Let’s rewind just a few months, sitting in our living room, talking about life (a frequent conversation). Topics like energy, connections, individualism, consumerism, waste, the problem with society, the human condition, the power of mind… the list could go on. I think these are conversations we’ve both had hundreds of times, with people in varying situations, they often end with some kind of debate on what can actually be done about it. The ‘one person can’t make a difference’ vs ‘if each person did what they could, a difference would be made’ debate. Between the two of us we tend to agree with something along the lines of this Howard Thurman quote:
“Don’t ask yourself what the world needs. Ask yourself what makes you come alive and then go do that. Because what the world needs is people who have come alive.”
So rather than keep talking we turned our attention to noticing what we were doing that makes us feel alive. For us, it can be summarized by: nature, creativity, self-reliance, and connection.
- Nature is literally our life source. In modern city life it seems like this is often forgotten, but for us, there is nothing more satisfying than spending time with nature. Not just being in the countryside, but also recognizing the nature of everything around us; remembering that humans are part of nature, and using natural substances wherever possible, whether it be in crafting or cleaning, health or style. Working with nature, rather than against it, engenders a more balanced sense of the self, as connected to the whole. It fosters an understanding of energy as the basis of a natural system, rather than something that powers electronics.
- Creativity is what occurs when we allow the flow that exists to run through us. It tends to be over-mythologised in our culture – seen as a gift only few possess, but we see it as an almost inevitable outcome of an open and honest connection to one’s self. Whatever we may be feeling, going inwards and then bringing something out is a beautifully restorative act which results in something that can be shared. A simultaneous connection to ourselves and the outside world.
- Self-reliance is something to us that doesn’t just mean being independent, it involves self-awareness, self-responsibility, self-care, and self-honesty, all of which form a grounding that enables the sharing of ourselves in ways that our healthy and respectful of ourselves and others. These are things that are important to us in life, and become even more important when embarking on a journey that is inevitably going to meet obstacles.
- Connections exist at a basic energetic level between everything; not just people or living things, but with our environment as well. Viewing ourselves as existing independently from the whole is one of the most widespread forms of cognitive dissonance; it leaves us with an incomplete sense of self that can be felt in a very palpable but often not cognitively accessible way. When we notice how intricately everything is connected, it connects us to life, allowing these connections to exist; feeling them, fostering and enriching them, is the most powerful and life-affirming thing we can do.
Noticing what brings you alive is easy in comparison to dedicating your life to it – so they say – you can’t just give up work and do what you like, how will you survive? So this was the next question we asked ourselves. We knew what we wanted, we knew why we wanted it, but how could we put it into practice to the full extent?
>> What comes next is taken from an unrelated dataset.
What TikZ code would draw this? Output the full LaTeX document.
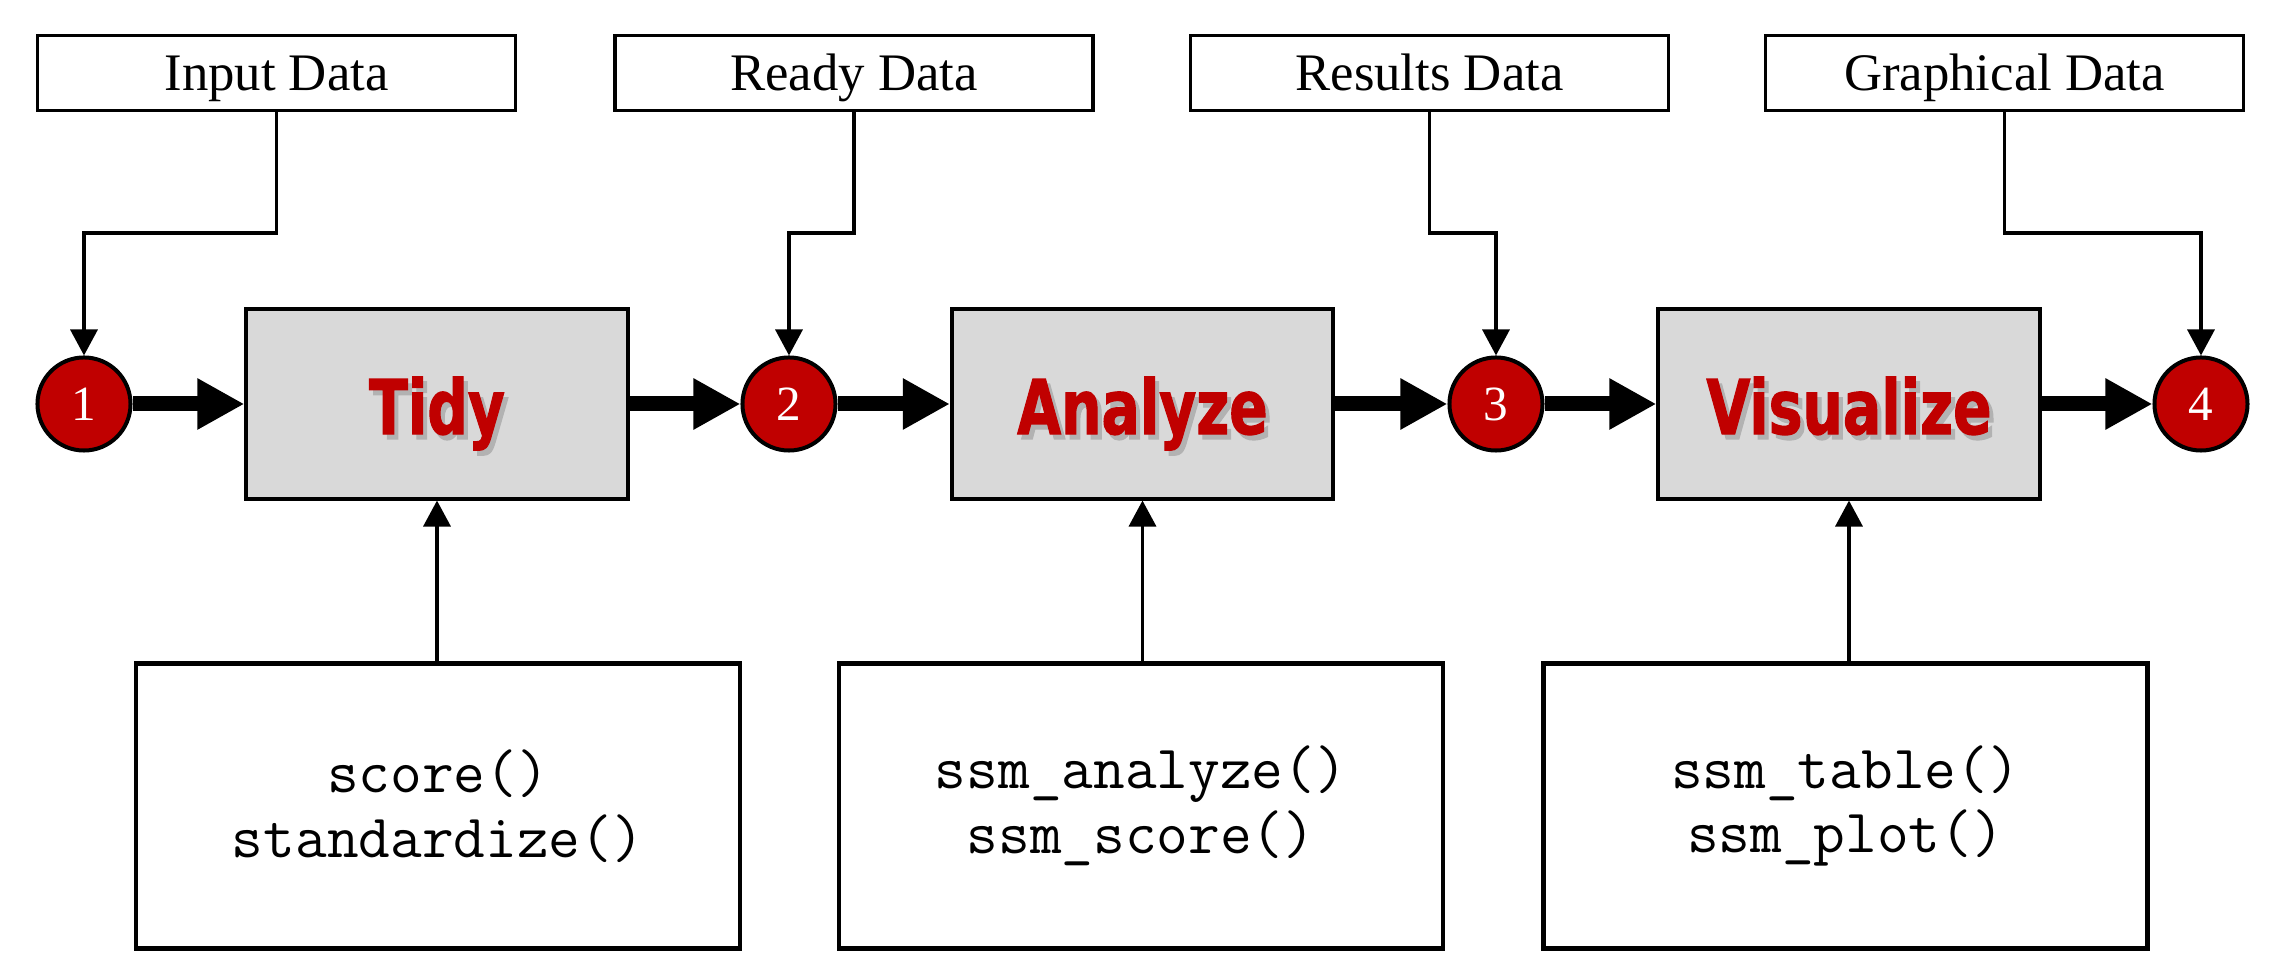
\documentclass[tikz,border=0pt]{standalone}
\usepackage{fontspec}
\setmainfont{Liberation Serif}
\newfontfamily\procfont{DejaVu Sans Condensed Bold}[FakeBold=1.6]
\usetikzlibrary{arrows.meta}
\definecolor{dred}{HTML}{C00000}
\definecolor{boxgray}{HTML}{D9D9D9}
\tikzset{
 labelbox/.style={draw, line width=0.035cm, minimum width=4.78cm, minimum height=0.75cm, inner sep=0pt, text height=0.35cm, text depth=0pt, font=\fontsize{15}{18}\selectfont},
 stepnum/.style={circle, draw, line width=0.04cm, fill=dred, text=white, minimum size=0.93cm, inner sep=0pt, text height=0.33cm, text depth=0pt, font=\fontsize{14}{16}\selectfont},
 procbox/.style={draw, line width=0.04cm, fill=boxgray, minimum width=3.81cm, minimum height=1.89cm, inner sep=0pt, text height=0.6cm, text depth=0pt, text=dred, font=\procfont\fontsize{19.5}{22}\selectfont},
 funcbox/.style={draw, line width=0.045cm, minimum width=6.04cm, minimum height=2.85cm, inner sep=0pt, align=center, font=\ttfamily\fontsize{17.5}{18.4}\selectfont},
 thinarr/.style={line width=0.035cm, -{Triangle[length=0.26cm,width=0.27cm]}},
 thickarr/.style={line width=0.15cm, -{Triangle[length=0.47cm,width=0.48cm]}},
}
\newcommand{\shadowtext}[1]{\scalebox{0.92}[1.1]{\makebox[0pt][l]{\hspace{0.045cm}\raisebox{-0.045cm}{\color{black!30}#1}}#1}}
\begin{document}
\begin{tikzpicture}[x=0.01cm,y=-0.01cm]
\useasboundingbox (0,0) rectangle (2271,980);
\coordinate (bend) at (0,233);
% label boxes
\node[labelbox] (lab1) at (276.5,73) {Input Data};
\node[labelbox] (lab2) at (854,73) {Ready Data};
\node[labelbox] (lab3) at (1429.5,73) {Results Data};
\node[labelbox] (lab4) at (2004.5,73) {Graphical Data};
% step circles
\node[stepnum] (c1) at (84,404) {1};
\node[stepnum] (c2) at (789,404) {2};
\node[stepnum] (c3) at (1496,404) {3};
\node[stepnum] (c4) at (2201,404) {4};
% process boxes
\node[procbox] (p1) at (437,404) {\shadowtext{Tidy}};
\node[procbox] (p2) at (1142.5,404) {\shadowtext{Analyze}};
\node[procbox] (p3) at (1849,404) {\shadowtext{Visualize}};
% function boxes
\node[funcbox] (f1) at (438,806) {score()\\standardize()};
\node[funcbox] (f2) at (1141,806) {ssm\_analyze()\\ssm\_score()};
\node[funcbox] (f3) at (1845.5,806) {ssm\_table()\\ssm\_plot()};
% connectors from labels
\draw[thinarr] (lab1.south) |- (c1.north |- bend) -- (c1.north);
\draw[thinarr] (lab2.south) |- (c2.north |- bend) -- (c2.north);
\draw[thinarr] (lab3.south) |- (c3.north |- bend) -- (c3.north);
\draw[thinarr] (lab4.south) |- (c4.north |- bend) -- (c4.north);
% thick flow
\draw[thickarr] (c1.east) -- (p1.west);
\draw[thickarr] (p1.east) -- (c2.west);
\draw[thickarr] (c2.east) -- (p2.west);
\draw[thickarr] (p2.east) -- (c3.west);
\draw[thickarr] (c3.east) -- (p3.west);
\draw[thickarr] (p3.east) -- (c4.west);
% function arrows
\draw[thinarr] (f1.north -| p1.south) -- (p1.south);
\draw[thinarr] (f2.north -| p2.south) -- (p2.south);
\draw[thinarr] (f3.north -| p3.south) -- (p3.south);
\end{tikzpicture}
\end{document}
The answer to these questions led to a plan that will take patience and dedication to achieve.
The end goal is to open an off grid campsite, somewhere we can live in touch with nature, create art and connect with the local environment to fulfill our ‘what brings us alive’, but also a place where we can host people who are interested in this type of lifestyle, somewhere people can come and experience what life off grid is like and learn about the various practical aspects of it.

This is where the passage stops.